For her coverage of the Court, she was awarded a Pulitzer Prize in Journalism (beat reporting) in 1998. In 2004, she received the Goldsmith Career Award for Excellence in Journalism from the Kennedy School of Government at Harvard and the John Chancellor Award for Excellence in Journalism from the Annenberg School for Communication at the University of Pennsylvania.
Reva Siegel is the Nicholas deB. Katzenbach Professor of Law at Yale University. Her publications include The Constitution in 2020 (edited with Jack Balkin, 2009); Processes of Constitutional Decisionmaking (with Brest, Levinson, Balkin & Amar, 2006) and Directions in Sexual Harassment Law (edited with Catharine A. MacKinnon, 2004).
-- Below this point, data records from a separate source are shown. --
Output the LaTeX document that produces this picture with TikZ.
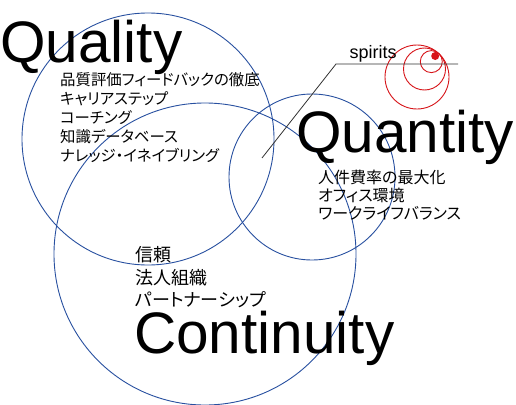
\documentclass[tikz,border=0pt]{standalone}
\usepackage{fontspec}
\setmainfont{Liberation Sans}
\newfontfamily\jp[RawFeature=+palt]{Noto Sans CJK JP}
\definecolor{ringblue}{RGB}{40,80,160}
\definecolor{ringred}{RGB}{215,20,25}
\definecolor{leadgray}{RGB}{50,50,50}
\tikzset{
  ring/.style={draw=ringblue, line width=0.9pt},
  redring/.style={draw=ringred, line width=0.9pt},
  bigword/.style={anchor=base west, inner sep=0pt, font=\fontsize{58.5}{58.5}\selectfont},
  jplist/.style={anchor=west, inner sep=0pt, align=left},
  lead/.style={draw=leadgray, line width=0.8pt}
}
\begin{document}
\begin{tikzpicture}[x=1pt,y=-1pt]
\useasboundingbox (0,0) rectangle (516,404);
\fill[white] (0,0) rectangle (516,404);
% blue rings
\draw[ring] (148,139) circle[radius=126];
\draw[ring] (312,177) circle[radius=83];
\draw[ring] (205,254) circle[radius=151];
% red spiral rings
\draw[redring] (417,77) circle[radius=32];
\draw[redring] (424.5,69) circle[radius=21];
\draw[redring] (431.3,61.6) circle[radius=11];
\fill[ringred] (435.2,56) circle[radius=4];
% leader
\coordinate (lend) at (262,158);
\coordinate (lknee) at (336,64);
\coordinate (ltail) at (458,64);
\draw[lead] (lend) -- (lknee) -- (ltail);
\node[anchor=base west, inner sep=0pt, font=\fontsize{18}{18}\selectfont] (spirits) at (349.5,59) {spirits};
% big words
\node[bigword] (quality) at (0,63) {Quality};
\node[bigword] (quantity) at (296,152) {Quantity};
\node[bigword] (continuity) at (134,353) {Continuity};
% lists
\node[jplist, font=\jp\fontsize{15.4}{19}\selectfont] (qlist) at (60,117.5) {品質評価フィードバックの徹底\\キャリアステップ\\コーチング\\知識データベース\\ナレッジ・イネイブリング};
\node[jplist, font=\jp\fontsize{16}{18.3}\selectfont] (nlist) at (318,195) {人件費率の最大化\\オフィス環境\\ワークライフバランス};
\node[jplist, font=\jp\fontsize{18}{22.5}\selectfont] (clist) at (135,277.5) {信頼\\法人組織\\パートナーシップ};
\end{tikzpicture}
\end{document}
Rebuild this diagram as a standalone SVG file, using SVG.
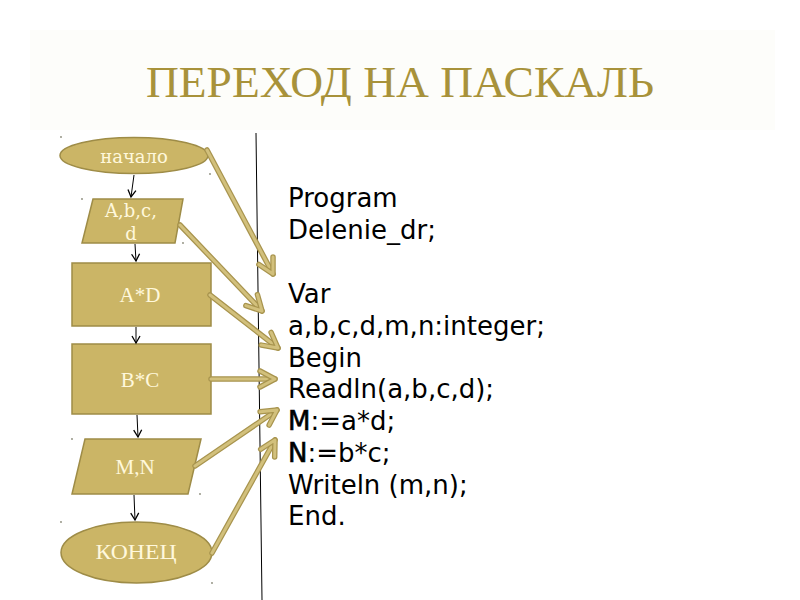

Professor Siegel received her B.A., M.Phil, and J.D. from Yale University, clerked for Judge Spottswood Robinson on the D.C. Circuit, and began teaching at the University of California at Berkeley. She is a member of the American Academy of Arts and Sciences, and is active in the American Society for Legal History, the American Association of Law Schools, the American Constitution Society, in the national organization and as faculty advisor of Yale’s chapter.